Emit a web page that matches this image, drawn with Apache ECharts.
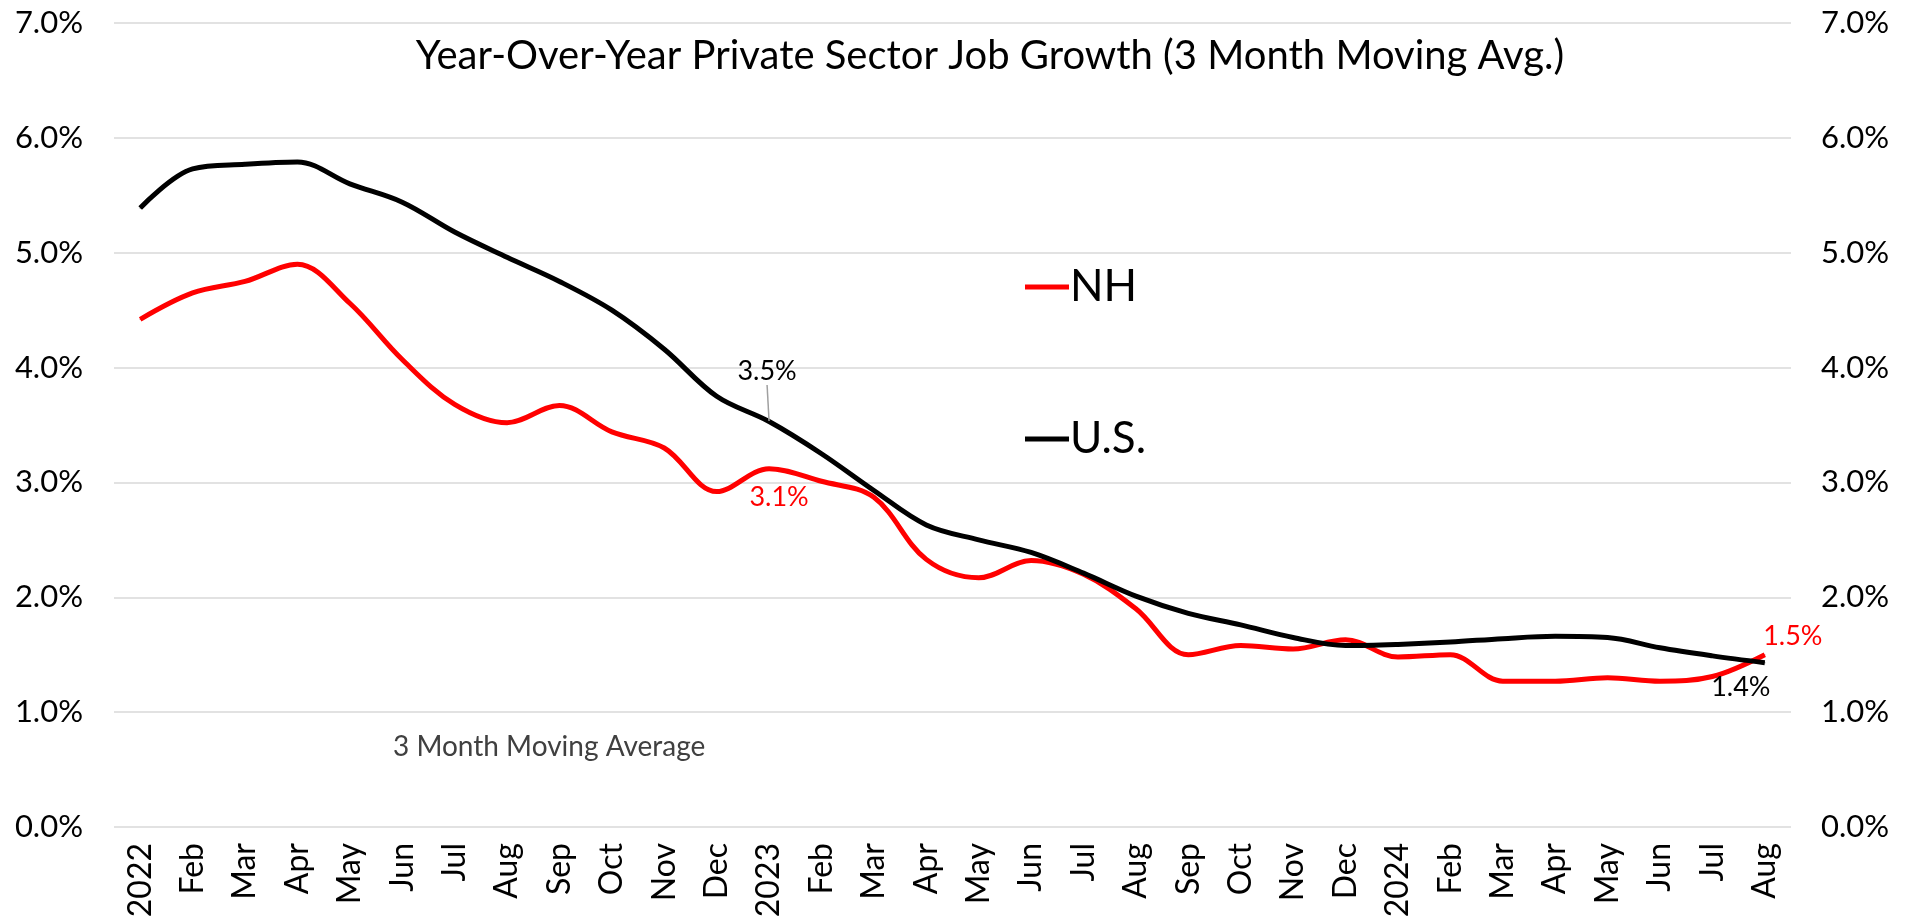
<!DOCTYPE html>
<html>
<head>
<meta charset="utf-8">
<script src="https://cdn.jsdelivr.net/npm/echarts@6/dist/echarts.min.js"></script>
<style>
html,body{margin:0;padding:0;background:#fff;}
#c{width:1916px;height:921px;}
</style>
</head>
<body>
<div id="c"></div>
<script>
const categories = ['2022','Feb','Mar','Apr','May','Jun','Jul','Aug','Sep','Oct','Nov','Dec',
  '2023','Feb','Mar','Apr','May','Jun','Jul','Aug','Sep','Oct','Nov','Dec',
  '2024','Feb','Mar','Apr','May','Jun','Jul','Aug'];
const nh = [4.42,4.65,4.75,4.90,4.56,4.07,3.68,3.52,3.67,3.44,3.30,2.92,
  3.12,3.01,2.87,2.33,2.17,2.32,2.20,1.90,1.50,1.58,1.55,1.63,
  1.48,1.50,1.27,1.27,1.30,1.27,1.31,1.50];
const us = [5.39,5.73,5.77,5.79,5.60,5.44,5.18,4.96,4.75,4.50,4.16,3.75,
  3.53,3.25,2.93,2.63,2.50,2.39,2.21,2.01,1.86,1.76,1.65,1.58,
  1.59,1.61,1.64,1.66,1.65,1.56,1.49,1.43];
const yTicks = [0,1,2,3,4,5,6,7];

const FONT = 'Lato';
const pct = v => v.toFixed(1) + '%';

// which points carry a value label, and how they are placed
const labelSpec = {
  'U.S.': {12: {dx: -2, dy: -50, line: true}, 31: {dx: -24, dy: 25}},
  'NH':   {12: {dx: 10, dy: 29}, 31: {dx: 28, dy: -18}}
};

function build(name, arr, color) {
  return {
    name: name,
    type: 'line',
    smooth: 0.35,
    showSymbol: true,
    symbol: 'circle',
    symbolSize: 1,
    z: name === 'NH' ? 3 : 4,
    lineStyle: {color: color, width: 5},
    itemStyle: {color: color},
    label: {show: false},
    emphasis: {disabled: true},
    data: arr.map((v, i) => {
      const s = labelSpec[name][i];
      if (!s) return v;
      return {
        value: v,
        label: {
          show: true, position: 'inside', formatter: p => pct(p.value),
          color: color, fontFamily: FONT, fontSize: 27
        },
        labelLine: s.line ? {show: true, lineStyle: {color: '#a0a0a0', width: 1.5}} : {show: false}
      };
    }),
    labelLayout: p => {
      const s = labelSpec[name][p.dataIndex];
      return s ? {dx: s.dx, dy: s.dy} : {};
    }
  };
}

const chart = echarts.init(document.getElementById('c'), null, {renderer: 'canvas'});
chart.setOption({
  animation: false,
  backgroundColor: '#fff',
  title: {
    text: 'Year-Over-Year Private Sector Job Growth (3 Month Moving Avg.)',
    left: 985, top: 31, textAlign: 'center',
    textStyle: {fontFamily: FONT, fontWeight: 'normal', fontSize: 40, color: '#000'}
  },
  legend: {
    orient: 'vertical',
    left: 1020, top: 260,
    itemGap: 108,
    itemWidth: 44, itemHeight: 5,
    icon: 'rect',
    data: [{name: 'NH'}, {name: 'U.S.'}],
    textStyle: {fontFamily: FONT, fontSize: 44, color: '#000', padding: [0, 0, 0, -4]}
  },
  graphic: [{
    type: 'text', left: 393, top: 733,
    style: {text: '3 Month Moving Average', font: '28px Lato', fill: '#404040'}
  }],
  grid: {left: 114, right: 125, top: 23, bottom: 94},
  xAxis: {
    type: 'category',
    data: categories,
    boundaryGap: true,
    axisLine: {show: false},
    axisTick: {show: false},
    axisLabel: {rotate: 90, fontFamily: FONT, fontSize: 32, color: '#000', margin: 16, interval: 0}
  },
  yAxis: [{
    type: 'value', min: yTicks[0], max: yTicks[yTicks.length - 1], interval: 1,
    axisLine: {show: false}, axisTick: {show: false},
    axisLabel: {formatter: pct, fontFamily: FONT, fontSize: 31, color: '#000', margin: 31},
    splitLine: {lineStyle: {color: '#d9d9d9', width: 1.5}}
  }, {
    type: 'value', position: 'right', min: yTicks[0], max: yTicks[yTicks.length - 1], interval: 1,
    axisLine: {show: false}, axisTick: {show: false},
    axisLabel: {formatter: pct, fontFamily: FONT, fontSize: 31, color: '#000', margin: 30},
    splitLine: {show: false}
  }],
  series: [build('NH', nh, '#ff0000'), build('U.S.', us, '#000000')]
});
</script>
</body>
</html>
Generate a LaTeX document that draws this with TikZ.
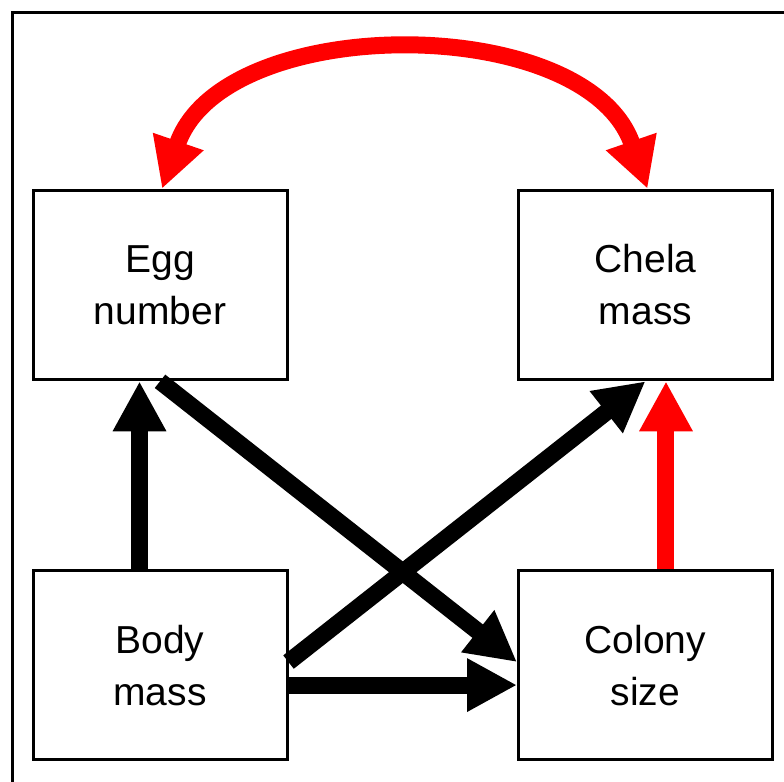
\documentclass[tikz,border=0pt]{standalone}
\usepackage{fontspec}
\setmainfont{Liberation Sans}
\usepackage{tikz}
\usetikzlibrary{arrows.meta}

\begin{document}
\begin{tikzpicture}
\clip (0,0) rectangle (13.777,13.725);
\draw[line width=1.5pt] (0.211,-1) rectangle (15,13.514);
\begin{scope}[every node/.style={rectangle,draw,line width=1.5pt,align=center,
              minimum width=4.463cm,minimum height=3.33cm,inner sep=0pt,
              font=\fontsize{19.5}{26}\selectfont}]
  \node (E) at (2.812,8.716) {Egg\\number};
    \node (C) at (11.343,8.716) {Chela\\mass};
    \node (B) at (2.812,2.038) {Body\\mass};
    \node (S) at (11.343,2.038) {Colony\\size};
\end{scope}

\begin{scope}[>={Triangle[length=25pt,width=25pt]},
              every edge/.style={draw=black, line width=8.5pt}]
    \path[->] ([xshift=-10.25pt]B.north) edge ([xshift=-10.25pt]E.south);
    \path[->] (E.south) edge ([yshift=1.5pt]S.west);
    \path[->] ([yshift=1.5pt]B.east) edge (C.south);
    \path[->] ([yshift=-10pt]B.east) edge ([yshift=-10pt]S.west);
    \path[->] ([xshift=10.25pt]S.north) edge[draw=red] ([xshift=10.25pt]C.south);
    \path[<->] ([xshift=1pt]E.north) edge[draw=red, out=71, in=109, looseness=0.99] ([xshift=1pt]C.north);
\end{scope}
\end{tikzpicture}
\end{document}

+===+

### Task brief
Search the data for "that". Copy every matching line.

### Exercise output
Emit a web page that matches this image, drawn with Apache ECharts.
Generate a LaTeX document that draws this with TikZ.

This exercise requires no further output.